-- Begin Data --
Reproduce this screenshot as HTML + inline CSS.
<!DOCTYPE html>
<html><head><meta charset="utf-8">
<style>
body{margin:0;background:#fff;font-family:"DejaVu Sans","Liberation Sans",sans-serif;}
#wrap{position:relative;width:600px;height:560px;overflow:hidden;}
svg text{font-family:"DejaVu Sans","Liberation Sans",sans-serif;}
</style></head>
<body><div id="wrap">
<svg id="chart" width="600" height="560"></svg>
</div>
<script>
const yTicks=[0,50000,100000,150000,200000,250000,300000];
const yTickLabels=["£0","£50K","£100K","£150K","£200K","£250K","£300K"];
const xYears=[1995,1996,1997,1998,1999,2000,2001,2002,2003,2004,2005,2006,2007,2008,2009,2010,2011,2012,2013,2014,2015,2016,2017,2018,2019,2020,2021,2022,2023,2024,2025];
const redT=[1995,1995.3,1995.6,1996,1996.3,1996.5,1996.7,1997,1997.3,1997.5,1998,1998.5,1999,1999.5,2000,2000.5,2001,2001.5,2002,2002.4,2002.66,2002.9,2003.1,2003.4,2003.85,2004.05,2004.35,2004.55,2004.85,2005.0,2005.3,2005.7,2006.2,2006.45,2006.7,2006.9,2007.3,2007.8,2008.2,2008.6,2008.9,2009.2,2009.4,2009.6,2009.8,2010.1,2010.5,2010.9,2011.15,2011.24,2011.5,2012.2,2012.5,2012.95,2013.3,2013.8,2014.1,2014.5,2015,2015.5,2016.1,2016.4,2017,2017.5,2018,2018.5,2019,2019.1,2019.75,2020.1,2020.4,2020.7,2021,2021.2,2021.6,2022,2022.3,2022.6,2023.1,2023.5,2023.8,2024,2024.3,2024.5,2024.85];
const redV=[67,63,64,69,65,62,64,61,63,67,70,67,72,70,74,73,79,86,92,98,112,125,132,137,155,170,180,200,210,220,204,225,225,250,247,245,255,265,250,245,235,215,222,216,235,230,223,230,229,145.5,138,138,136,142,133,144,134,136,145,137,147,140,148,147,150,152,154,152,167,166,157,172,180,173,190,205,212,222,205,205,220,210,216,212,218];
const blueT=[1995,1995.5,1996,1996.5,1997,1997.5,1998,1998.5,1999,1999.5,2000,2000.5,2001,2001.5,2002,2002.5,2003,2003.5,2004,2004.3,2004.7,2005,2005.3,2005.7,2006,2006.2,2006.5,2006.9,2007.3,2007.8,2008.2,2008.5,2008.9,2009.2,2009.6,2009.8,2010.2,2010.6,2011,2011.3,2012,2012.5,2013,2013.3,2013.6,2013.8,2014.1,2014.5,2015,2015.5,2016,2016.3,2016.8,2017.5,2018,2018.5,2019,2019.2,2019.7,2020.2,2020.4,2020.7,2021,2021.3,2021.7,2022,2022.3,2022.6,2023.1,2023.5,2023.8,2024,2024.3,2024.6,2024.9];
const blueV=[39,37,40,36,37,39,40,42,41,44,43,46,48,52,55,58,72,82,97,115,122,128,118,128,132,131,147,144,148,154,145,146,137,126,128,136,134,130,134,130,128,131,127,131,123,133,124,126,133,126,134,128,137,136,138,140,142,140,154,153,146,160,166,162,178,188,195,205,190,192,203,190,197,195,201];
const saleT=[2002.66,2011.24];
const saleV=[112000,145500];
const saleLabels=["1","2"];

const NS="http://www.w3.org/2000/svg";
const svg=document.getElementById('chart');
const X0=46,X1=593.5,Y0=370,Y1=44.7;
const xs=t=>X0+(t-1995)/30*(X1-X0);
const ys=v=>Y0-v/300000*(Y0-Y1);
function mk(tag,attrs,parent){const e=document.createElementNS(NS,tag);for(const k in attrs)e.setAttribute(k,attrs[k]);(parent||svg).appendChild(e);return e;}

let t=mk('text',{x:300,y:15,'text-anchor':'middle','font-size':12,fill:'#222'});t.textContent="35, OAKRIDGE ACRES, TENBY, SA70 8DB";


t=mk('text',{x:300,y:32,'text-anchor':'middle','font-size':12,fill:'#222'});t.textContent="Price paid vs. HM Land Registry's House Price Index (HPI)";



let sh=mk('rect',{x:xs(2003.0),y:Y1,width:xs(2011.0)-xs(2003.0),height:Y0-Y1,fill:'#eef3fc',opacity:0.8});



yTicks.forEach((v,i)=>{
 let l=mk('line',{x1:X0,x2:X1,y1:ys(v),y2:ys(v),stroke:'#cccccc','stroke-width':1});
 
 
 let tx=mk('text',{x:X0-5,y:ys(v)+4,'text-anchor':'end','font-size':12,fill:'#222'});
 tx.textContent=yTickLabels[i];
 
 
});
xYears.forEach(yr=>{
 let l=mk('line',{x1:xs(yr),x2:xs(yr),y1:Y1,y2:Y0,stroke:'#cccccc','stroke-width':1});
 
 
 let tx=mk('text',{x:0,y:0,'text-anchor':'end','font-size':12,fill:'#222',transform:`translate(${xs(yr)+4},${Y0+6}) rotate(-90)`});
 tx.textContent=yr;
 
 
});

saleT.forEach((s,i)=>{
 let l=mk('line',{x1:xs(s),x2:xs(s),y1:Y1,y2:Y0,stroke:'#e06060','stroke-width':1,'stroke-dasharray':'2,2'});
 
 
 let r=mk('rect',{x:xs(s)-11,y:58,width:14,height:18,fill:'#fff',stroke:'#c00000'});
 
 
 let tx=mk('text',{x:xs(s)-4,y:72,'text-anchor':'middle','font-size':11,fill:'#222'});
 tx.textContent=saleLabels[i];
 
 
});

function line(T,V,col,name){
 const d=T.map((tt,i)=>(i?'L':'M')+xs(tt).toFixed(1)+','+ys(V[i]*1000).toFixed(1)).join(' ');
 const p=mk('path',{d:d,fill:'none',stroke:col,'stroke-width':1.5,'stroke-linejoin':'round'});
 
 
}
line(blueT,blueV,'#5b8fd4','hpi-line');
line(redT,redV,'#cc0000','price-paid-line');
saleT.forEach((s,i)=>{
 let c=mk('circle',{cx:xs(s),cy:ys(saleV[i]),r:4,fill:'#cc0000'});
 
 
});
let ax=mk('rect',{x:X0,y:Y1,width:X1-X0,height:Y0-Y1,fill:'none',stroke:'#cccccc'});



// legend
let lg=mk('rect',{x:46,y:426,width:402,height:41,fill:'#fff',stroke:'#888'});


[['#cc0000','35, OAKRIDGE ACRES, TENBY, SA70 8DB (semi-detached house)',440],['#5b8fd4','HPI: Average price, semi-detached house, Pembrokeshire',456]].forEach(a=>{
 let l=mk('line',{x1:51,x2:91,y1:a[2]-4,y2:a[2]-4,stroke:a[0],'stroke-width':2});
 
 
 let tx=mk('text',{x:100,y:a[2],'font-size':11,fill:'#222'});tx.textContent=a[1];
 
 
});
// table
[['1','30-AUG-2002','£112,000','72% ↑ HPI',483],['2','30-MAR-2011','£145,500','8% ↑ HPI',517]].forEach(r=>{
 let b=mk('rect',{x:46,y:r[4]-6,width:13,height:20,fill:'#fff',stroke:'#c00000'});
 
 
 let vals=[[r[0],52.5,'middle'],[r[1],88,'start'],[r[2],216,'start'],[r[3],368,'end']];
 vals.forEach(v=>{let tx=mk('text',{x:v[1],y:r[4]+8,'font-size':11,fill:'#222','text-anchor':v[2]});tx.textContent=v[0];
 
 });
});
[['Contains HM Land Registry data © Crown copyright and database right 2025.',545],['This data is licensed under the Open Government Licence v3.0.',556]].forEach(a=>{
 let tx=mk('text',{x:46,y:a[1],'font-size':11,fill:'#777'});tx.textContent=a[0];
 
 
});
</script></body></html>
-- End Data --
▶ _Exercise directions_: Transcribe the data. Leave every line exactly as it is.

▶ _Full solution_:
Reproduce this screenshot as HTML + inline CSS.
<!DOCTYPE html>
<html><head><meta charset="utf-8">
<style>
body{margin:0;background:#fff;font-family:"DejaVu Sans","Liberation Sans",sans-serif;}
#wrap{position:relative;width:600px;height:560px;overflow:hidden;}
svg text{font-family:"DejaVu Sans","Liberation Sans",sans-serif;}
</style></head>
<body><div id="wrap">
<svg id="chart" width="600" height="560"></svg>
</div>
<script>
const yTicks=[0,50000,100000,150000,200000,250000,300000];
const yTickLabels=["£0","£50K","£100K","£150K","£200K","£250K","£300K"];
const xYears=[1995,1996,1997,1998,1999,2000,2001,2002,2003,2004,2005,2006,2007,2008,2009,2010,2011,2012,2013,2014,2015,2016,2017,2018,2019,2020,2021,2022,2023,2024,2025];
const redT=[1995,1995.3,1995.6,1996,1996.3,1996.5,1996.7,1997,1997.3,1997.5,1998,1998.5,1999,1999.5,2000,2000.5,2001,2001.5,2002,2002.4,2002.66,2002.9,2003.1,2003.4,2003.85,2004.05,2004.35,2004.55,2004.85,2005.0,2005.3,2005.7,2006.2,2006.45,2006.7,2006.9,2007.3,2007.8,2008.2,2008.6,2008.9,2009.2,2009.4,2009.6,2009.8,2010.1,2010.5,2010.9,2011.15,2011.24,2011.5,2012.2,2012.5,2012.95,2013.3,2013.8,2014.1,2014.5,2015,2015.5,2016.1,2016.4,2017,2017.5,2018,2018.5,2019,2019.1,2019.75,2020.1,2020.4,2020.7,2021,2021.2,2021.6,2022,2022.3,2022.6,2023.1,2023.5,2023.8,2024,2024.3,2024.5,2024.85];
const redV=[67,63,64,69,65,62,64,61,63,67,70,67,72,70,74,73,79,86,92,98,112,125,132,137,155,170,180,200,210,220,204,225,225,250,247,245,255,265,250,245,235,215,222,216,235,230,223,230,229,145.5,138,138,136,142,133,144,134,136,145,137,147,140,148,147,150,152,154,152,167,166,157,172,180,173,190,205,212,222,205,205,220,210,216,212,218];
const blueT=[1995,1995.5,1996,1996.5,1997,1997.5,1998,1998.5,1999,1999.5,2000,2000.5,2001,2001.5,2002,2002.5,2003,2003.5,2004,2004.3,2004.7,2005,2005.3,2005.7,2006,2006.2,2006.5,2006.9,2007.3,2007.8,2008.2,2008.5,2008.9,2009.2,2009.6,2009.8,2010.2,2010.6,2011,2011.3,2012,2012.5,2013,2013.3,2013.6,2013.8,2014.1,2014.5,2015,2015.5,2016,2016.3,2016.8,2017.5,2018,2018.5,2019,2019.2,2019.7,2020.2,2020.4,2020.7,2021,2021.3,2021.7,2022,2022.3,2022.6,2023.1,2023.5,2023.8,2024,2024.3,2024.6,2024.9];
const blueV=[39,37,40,36,37,39,40,42,41,44,43,46,48,52,55,58,72,82,97,115,122,128,118,128,132,131,147,144,148,154,145,146,137,126,128,136,134,130,134,130,128,131,127,131,123,133,124,126,133,126,134,128,137,136,138,140,142,140,154,153,146,160,166,162,178,188,195,205,190,192,203,190,197,195,201];
const saleT=[2002.66,2011.24];
const saleV=[112000,145500];
const saleLabels=["1","2"];

const NS="http://www.w3.org/2000/svg";
const svg=document.getElementById('chart');
const X0=46,X1=593.5,Y0=370,Y1=44.7;
const xs=t=>X0+(t-1995)/30*(X1-X0);
const ys=v=>Y0-v/300000*(Y0-Y1);
function mk(tag,attrs,parent){const e=document.createElementNS(NS,tag);for(const k in attrs)e.setAttribute(k,attrs[k]);(parent||svg).appendChild(e);return e;}

let t=mk('text',{x:300,y:15,'text-anchor':'middle','font-size':12,fill:'#222'});t.textContent="35, OAKRIDGE ACRES, TENBY, SA70 8DB";


t=mk('text',{x:300,y:32,'text-anchor':'middle','font-size':12,fill:'#222'});t.textContent="Price paid vs. HM Land Registry's House Price Index (HPI)";



let sh=mk('rect',{x:xs(2003.0),y:Y1,width:xs(2011.0)-xs(2003.0),height:Y0-Y1,fill:'#eef3fc',opacity:0.8});



yTicks.forEach((v,i)=>{
 let l=mk('line',{x1:X0,x2:X1,y1:ys(v),y2:ys(v),stroke:'#cccccc','stroke-width':1});
 
 
 let tx=mk('text',{x:X0-5,y:ys(v)+4,'text-anchor':'end','font-size':12,fill:'#222'});
 tx.textContent=yTickLabels[i];
 
 
});
xYears.forEach(yr=>{
 let l=mk('line',{x1:xs(yr),x2:xs(yr),y1:Y1,y2:Y0,stroke:'#cccccc','stroke-width':1});
 
 
 let tx=mk('text',{x:0,y:0,'text-anchor':'end','font-size':12,fill:'#222',transform:`translate(${xs(yr)+4},${Y0+6}) rotate(-90)`});
 tx.textContent=yr;
 
 
});

saleT.forEach((s,i)=>{
 let l=mk('line',{x1:xs(s),x2:xs(s),y1:Y1,y2:Y0,stroke:'#e06060','stroke-width':1,'stroke-dasharray':'2,2'});
 
 
 let r=mk('rect',{x:xs(s)-11,y:58,width:14,height:18,fill:'#fff',stroke:'#c00000'});
 
 
 let tx=mk('text',{x:xs(s)-4,y:72,'text-anchor':'middle','font-size':11,fill:'#222'});
 tx.textContent=saleLabels[i];
 
 
});

function line(T,V,col,name){
 const d=T.map((tt,i)=>(i?'L':'M')+xs(tt).toFixed(1)+','+ys(V[i]*1000).toFixed(1)).join(' ');
 const p=mk('path',{d:d,fill:'none',stroke:col,'stroke-width':1.5,'stroke-linejoin':'round'});
 
 
}
line(blueT,blueV,'#5b8fd4','hpi-line');
line(redT,redV,'#cc0000','price-paid-line');
saleT.forEach((s,i)=>{
 let c=mk('circle',{cx:xs(s),cy:ys(saleV[i]),r:4,fill:'#cc0000'});
 
 
});
let ax=mk('rect',{x:X0,y:Y1,width:X1-X0,height:Y0-Y1,fill:'none',stroke:'#cccccc'});



// legend
let lg=mk('rect',{x:46,y:426,width:402,height:41,fill:'#fff',stroke:'#888'});


[['#cc0000','35, OAKRIDGE ACRES, TENBY, SA70 8DB (semi-detached house)',440],['#5b8fd4','HPI: Average price, semi-detached house, Pembrokeshire',456]].forEach(a=>{
 let l=mk('line',{x1:51,x2:91,y1:a[2]-4,y2:a[2]-4,stroke:a[0],'stroke-width':2});
 
 
 let tx=mk('text',{x:100,y:a[2],'font-size':11,fill:'#222'});tx.textContent=a[1];
 
 
});
// table
[['1','30-AUG-2002','£112,000','72% ↑ HPI',483],['2','30-MAR-2011','£145,500','8% ↑ HPI',517]].forEach(r=>{
 let b=mk('rect',{x:46,y:r[4]-6,width:13,height:20,fill:'#fff',stroke:'#c00000'});
 
 
 let vals=[[r[0],52.5,'middle'],[r[1],88,'start'],[r[2],216,'start'],[r[3],368,'end']];
 vals.forEach(v=>{let tx=mk('text',{x:v[1],y:r[4]+8,'font-size':11,fill:'#222','text-anchor':v[2]});tx.textContent=v[0];
 
 });
});
[['Contains HM Land Registry data © Crown copyright and database right 2025.',545],['This data is licensed under the Open Government Licence v3.0.',556]].forEach(a=>{
 let tx=mk('text',{x:46,y:a[1],'font-size':11,fill:'#777'});tx.textContent=a[0];
 
 
});
</script></body></html>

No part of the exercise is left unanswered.